Still, not knowing how powerful and in-control David is, their attack on Summerland is kind of pathetic. The faceless goons Clark brings wind up immediately overwhelmed by David's telekinesis. Clark is then a prisoner, and while he's still able to give his superiors (which include the aforementioned husband) a live-feed of what he sees, he plays it cool and winds up keeping the truce while the Summerland crew try to work on the Shadow King.

And ultimately this work is unsuccessful. The parasite is slowly erased from David's mind, but then it starts to fight back, turning David on himself and threatening to kill him. As Lenny taunts Syd in the White Room, it's hard to un-make soup, and she/he/it has been a part of David for practically his whole life. The roots go deep.

This prompts Syd to take a new approach. Syd goes into the room where David is strapped to a chair and kisses him, swapping bodies and allowing the Shadow King into her own. The Shadow King then quickly transfers into Kerry's body (the mechanics are slightly unclear to me here - can whoever is temporarily occupying Syd's body after she has used her power then use Syd's power on someone else? Or, more likely, is this the Shadow King only transferring into Kerry, thus leaving an unoccupied David to fight her?) Anyway, the two have their epic confrontation - waves of psychic energy smashing into each other. And David emerges victorious - only for the essence of the Shadow King to fly right into a wrong-place-wrong-time Oliver.

Amid all the chaos, newly possessed Oliver (who had only just remembered Melanie's name) walks away and gets in a car.

So the Shadow King has been excised from David, but now possesses Oliver.
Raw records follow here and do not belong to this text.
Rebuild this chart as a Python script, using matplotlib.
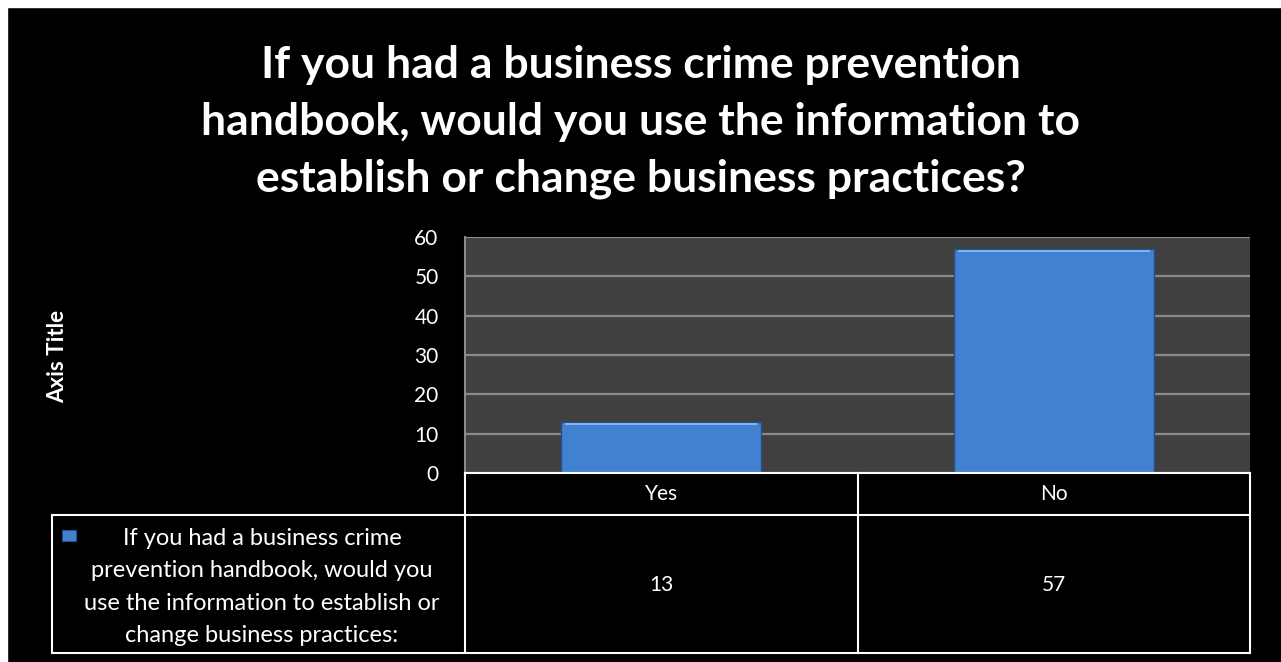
import matplotlib
matplotlib.use("Agg")
import matplotlib.pyplot as plt
from matplotlib.patches import Rectangle
from matplotlib.lines import Line2D

# data
categories = ["Yes", "No"]
values = [13, 57]
yticks = [0, 10, 20, 30, 40, 50, 60]
title = ("If you had a business crime prevention\n"
         "handbook, would you use the information to\n"
         "establish or change business practices?")
series_name = ("If you had a business crime\n"
               "prevention handbook, would you\n"
               "use the information to establish or\n"
               "change business practices:")

W, H = 1281, 662
fig = plt.figure(figsize=(W / 100, H / 100), dpi=100, facecolor="black")
plt.rcParams["font.family"] = ["Lato", "DejaVu Sans"]

# thin white border on top and left, like the screenshot
fig.patches.append(Rectangle((0, 1 - 7 / H), 1, 7 / H, transform=fig.transFigure,
                             color="white", zorder=0))
fig.patches.append(Rectangle((0, 0), 7 / W, 1, transform=fig.transFigure,
                             color="white", zorder=0))

def fx(px):
    return px / W

def fy(py):
    return 1 - py / H

# plot area
x0, x1, y0, y1 = 465, 1250, 237, 473
ax = fig.add_axes([fx(x0), fy(y1), fx(x1 - x0), (y1 - y0) / H])
ax.set_facecolor("#404040")
pos = list(range(len(categories)))
ax.bar(pos, values, width=0.51, color="#4281d0", edgecolor="#244f8a", linewidth=1, zorder=3)
# bevel highlight on top of each bar
ax.bar(pos, [0.7] * len(values), bottom=[v - 0.9 for v in values], width=0.49,
       color="#82b4ee", linewidth=0, zorder=4)
ax.set_xlim(-0.5, len(categories) - 0.5)
ax.set_ylim(0, 60)
ax.set_yticks(yticks)
ax.set_yticklabels([str(t) for t in yticks], color="white", fontsize=15)
ax.tick_params(axis="y", length=0, pad=19)
ax.set_xticks([])
ax.grid(axis="y", color="#8a8a8a", linewidth=1.6, zorder=1)
for s in ["top", "right", "bottom"]:
    ax.spines[s].set_visible(False)
ax.spines["left"].set_color("#8a8a8a")
ax.spines["left"].set_linewidth(1.5)

fig.text(fx(58), fy(356), "Axis Title", rotation=90, color="white", fontsize=16,
         fontweight="bold", ha="center", va="center")

fig.text(0.5, fy(122), title, color="white", fontsize=32, fontweight="bold",
         ha="center", va="center", linespacing=1.5)

# data table under the chart
lw = 1.5
tl, tmid, row1, row2 = 52, 858, 515, 653
segs = [
    ((x0, x1), (y1, y1)),
    ((x0, x0), (y1, row2)),
    ((tmid, tmid), (y1, row2)),
    ((x1, x1), (y1, row2)),
    ((tl, x1), (row1, row1)),
    ((tl, x1), (row2, row2)),
    ((tl, tl), (row1, row2)),
]
for xs, ys in segs:
    fig.add_artist(Line2D([fx(x) for x in xs], [fy(y) for y in ys],
                          color="white", linewidth=lw))

col_w = (x1 - x0) / len(categories)
for i, (c, v) in enumerate(zip(categories, values)):
    cx = x0 + col_w * (i + 0.5)
    fig.text(fx(cx), fy(494), c, color="white", fontsize=15, ha="center", va="center")
    fig.text(fx(cx), fy(585), str(v), color="white", fontsize=15, ha="center", va="center")

fig.patches.append(Rectangle((fx(62), fy(541)), fx(14), 11 / H, transform=fig.transFigure,
                             facecolor="#4281d0", edgecolor="#244f8a", linewidth=0.8))
fig.text(fx(262), fy(587), series_name, color="white", fontsize=17, ha="center",
         va="center", linespacing=1.65)

fig.savefig("out.png", dpi=100, facecolor="black")
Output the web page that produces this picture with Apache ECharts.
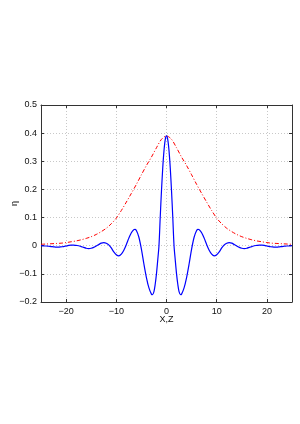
<!DOCTYPE html>
<html>
<head>
<meta charset="utf-8">
<script src="https://cdn.jsdelivr.net/npm/echarts@6/dist/echarts.min.js"></script>
<style>html,body{margin:0;padding:0;background:#fff}#c{width:300px;height:424px}</style>
</head>
<body>
<div id="c"></div>
<script>
var xTicks = [-20, -10, 0, 10, 20];
var yTicks = [-0.2, -0.1, 0, 0.1, 0.2, 0.3, 0.4, 0.5];

var blueX = [-25,-24.5,-24,-23.5,-23,-22.5,-22,-21.5,-21,-20.5,-20,-19.5,-19,-18.5,-18,-17.5,-17,-16.5,-16,-15.5,-15,-14.5,-14,-13.5,-13,-12.5,-12,-11.5,-11,-10.5,-10,-9.5,-9,-8.5,-8,-7.5,-7,-6.5,-6.3,-6,-5.5,-5,-4.5,-4,-3.5,-3,-2.8,-2.5,-2.25,-2,-1.75,-1.5,-1.25,-1,-0.75,-0.5,-0.25,
  0,0.25,0.5,0.75,1,1.25,1.5,1.75,2,2.25,2.5,2.8,3,3.5,4,4.5,5,5.5,6,6.3,6.5,7,7.5,8,8.5,9,9.5,10,10.5,11,11.5,12,12.5,13,13.5,14,14.5,15,15.5,16,16.5,17,17.5,18,18.5,19,19.5,20,20.5,21,21.5,22,22.5,23,23.5,24,24.5,25];
var blueY = [0.000,-0.001,-0.001,-0.002,-0.003,-0.004,-0.005,-0.005,-0.004,-0.003,-0.001,0.001,0.002,0.002,0.001,0.000,-0.003,-0.006,-0.009,-0.010,-0.009,-0.006,-0.001,0.004,0.009,0.011,0.009,0.003,-0.008,-0.022,-0.032,-0.036,-0.030,-0.016,0.004,0.027,0.046,0.057,0.058,0.054,0.030,-0.012,-0.065,-0.113,-0.150,-0.172,-0.174,-0.163,-0.137,-0.100,-0.052,0.000,0.101,0.195,0.276,0.338,0.377,
  0.390,0.377,0.338,0.276,0.195,0.101,0.000,-0.052,-0.100,-0.137,-0.163,-0.174,-0.172,-0.150,-0.113,-0.065,-0.012,0.030,0.054,0.058,0.057,0.046,0.027,0.004,-0.016,-0.030,-0.036,-0.032,-0.022,-0.008,0.003,0.009,0.011,0.009,0.004,-0.001,-0.006,-0.009,-0.010,-0.009,-0.006,-0.003,0.000,0.001,0.002,0.002,0.001,-0.001,-0.003,-0.004,-0.005,-0.005,-0.004,-0.003,-0.002,-0.001,-0.001,0.000];

var redX = [-25,-24,-23,-22,-21,-20,-19,-18,-17,-16,-15,-14,-13,-12,-11,-10,-9,-8,-7,-6,-5,-4,-3,-2,-1,0,1,2,3,4,5,6,7,8,9,10,11,12,13,14,15,16,17,18,19,20,21,22,23,24,25];
var redY = [0.005,0.006,0.007,0.008,0.009,0.011,0.014,0.017,0.021,0.026,0.032,0.040,0.050,0.062,0.078,0.098,0.125,0.155,0.186,0.218,0.252,0.285,0.315,0.348,0.378,0.390,0.378,0.348,0.315,0.285,0.252,0.218,0.186,0.155,0.125,0.098,0.078,0.062,0.050,0.040,0.032,0.026,0.021,0.017,0.014,0.011,0.009,0.008,0.007,0.006,0.005];

function pairs(xs, ys) { return xs.map(function (x, i) { return [x, ys[i]]; }); }
function fmt(v) { var s = Math.abs(v) < 1e-9 ? '0' : (Math.round(v * 10) / 10).toString(); return s.replace('-', '\u2212'); }

var FONT = 'Liberation Sans';
var AX = '#333';
var chart = echarts.init(document.getElementById('c'), null, { renderer: 'canvas' });
var tickStyle = { show: true, inside: true, length: 3, lineStyle: { color: AX, width: 1 } };
var gridLine = { show: true, lineStyle: { color: '#c8c8c8', type: [1, 2], width: 1 } };

chart.setOption({
  animation: false,
  backgroundColor: '#fff',
  grid: { left: 41, right: 8, top: 105, bottom: 122, containLabel: false, outerBoundsMode: 'none' },
  xAxis: [
    { type: 'value', min: -25, max: 25, position: 'bottom',
      name: 'X,Z', nameLocation: 'middle', nameGap: 13, nameMoveOverlap: false,
      nameTextStyle: { fontFamily: FONT, fontSize: 9, color: '#111' },
      axisLine: { show: true, onZero: false, lineStyle: { color: AX, width: 1 } },
      axisTick: Object.assign({ customValues: xTicks }, tickStyle),
      axisLabel: { customValues: xTicks, formatter: fmt, fontFamily: FONT, fontSize: 9, color: '#111', margin: 5 },
      splitLine: gridLine },
    { type: 'value', min: -25, max: 25, position: 'top',
      axisLine: { show: true, onZero: false, lineStyle: { color: AX, width: 1 } },
      axisTick: Object.assign({ customValues: xTicks }, tickStyle),
      axisLabel: { show: false }, splitLine: { show: false } }
  ],
  yAxis: [
    { type: 'value', min: -0.2, max: 0.5, interval: 0.1, position: 'left',
      name: 'η', nameLocation: 'middle', nameRotate: 90, nameGap: 22, nameMoveOverlap: false,
      nameTextStyle: { fontFamily: FONT, fontSize: 9, color: '#111' },
      axisLine: { show: true, onZero: false, lineStyle: { color: AX, width: 1 } },
      axisTick: tickStyle,
      axisLabel: { formatter: fmt, fontFamily: FONT, fontSize: 9, color: '#111', margin: 4 },
      splitLine: gridLine },
    { type: 'value', min: -0.2, max: 0.5, interval: 0.1, position: 'right',
      axisLine: { show: true, onZero: false, lineStyle: { color: AX, width: 1 } },
      axisTick: tickStyle, axisLabel: { show: false }, splitLine: { show: false } }
  ],
  series: [
    { type: 'line', data: pairs(redX, redY), smooth: 0.3, showSymbol: false, symbol: 'none',
      lineStyle: { color: '#ff0000', width: 1, type: [4, 2, 1, 2] }, z: 3 },
    { type: 'line', data: pairs(blueX, blueY), smooth: 0.3, showSymbol: false, symbol: 'none',
      lineStyle: { color: '#0000ff', width: 1.2 }, z: 4 }
  ]
});
</script>
</body>
</html>
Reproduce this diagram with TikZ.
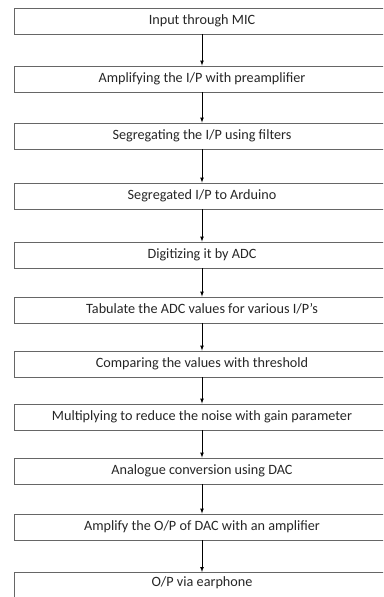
\documentclass[tikz,border=0pt]{standalone}
\usepackage{fontspec}
\setmainfont{Carlito}
\usetikzlibrary{arrows}
\usetikzlibrary{calc,shapes}

\begin{document}
\begin{tikzpicture}[x=1pt,y=-1pt,
	etape/.style={draw=black!60,line width=0.9pt,minimum width=376pt,minimum height=26pt,inner sep=0pt,
		text height=10pt,text depth=3.5pt,font=\fontsize{14.2}{16}\selectfont,text=black!85},
	fleche/.style={-latex,line width=0.7pt}]
				\useasboundingbox (0,0) rectangle (383,597);
				\clip (0,0) rectangle (383,597);
				% Etapes
				\node [etape] (mic) at (202,21) {Input through MIC};
				\node [etape] (preampli) at (202,79) {Amplifying the I/P with preamplifier};
				\node [etape] (filtres) at (202,136) {Segregating the I/P using filters};
				\node [etape] (arduino) at (202,196) {Segregated I/P to Arduino};
				\node [etape] (adc) at (202,255) {Digitizing it by ADC};
				\node [etape] (tableau) at (202,310) {Tabulate the ADC values for various I/P’s};
				\node [etape] (seuil) at (202,364) {Comparing the values with threshold};
				\node [etape] (gain) at (202,417) {Multiplying to reduce the noise with gain parameter};
				\node [etape] (dac) at (202,471) {Analogue conversion using DAC};
				\node [etape] (ampli) at (202,527) {Amplify the O/P of DAC with an amplifier};
				\node [etape,anchor=north,text height=14pt,text depth=30pt] (sortie) at (202,572) {O/P via earphone};
				% Flèches
				\draw [fleche] (mic) -- (preampli);
				\draw [fleche] (preampli) -- (filtres);
				\draw [fleche] (filtres) -- (arduino);
				\draw [fleche] (arduino) -- (adc);
				\draw [fleche] (adc) -- (tableau);
				\draw [fleche] (tableau) -- (seuil);
				\draw [fleche] (seuil) -- (gain);
				\draw [fleche] (gain) -- (dac);
				\draw [fleche] (dac) -- (ampli);
				\draw [fleche] (ampli) -- (sortie);
\end{tikzpicture}
\end{document}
Division Three has been forced to stop their assault (and David suggests to Clark that they've really got to start working together now.) It looks like we'll have a Jemaine Clement/Aubrey Plaza road trip in season two, for which I cannot wait.

And then, in a mid-credits scene (this is the thing all comic book properties have to do now I guess) some weird little flying robot pokéballs David into it, and that's our cliffhanger.

A lot of questions remain about Legion. The visuals that represented David's fractured mind were one of the main draws to the show. How fractured will it remain now that the Shadow King is no longer part of him? Also, how much of an X-men show will this be, and how much will it remain its own thing?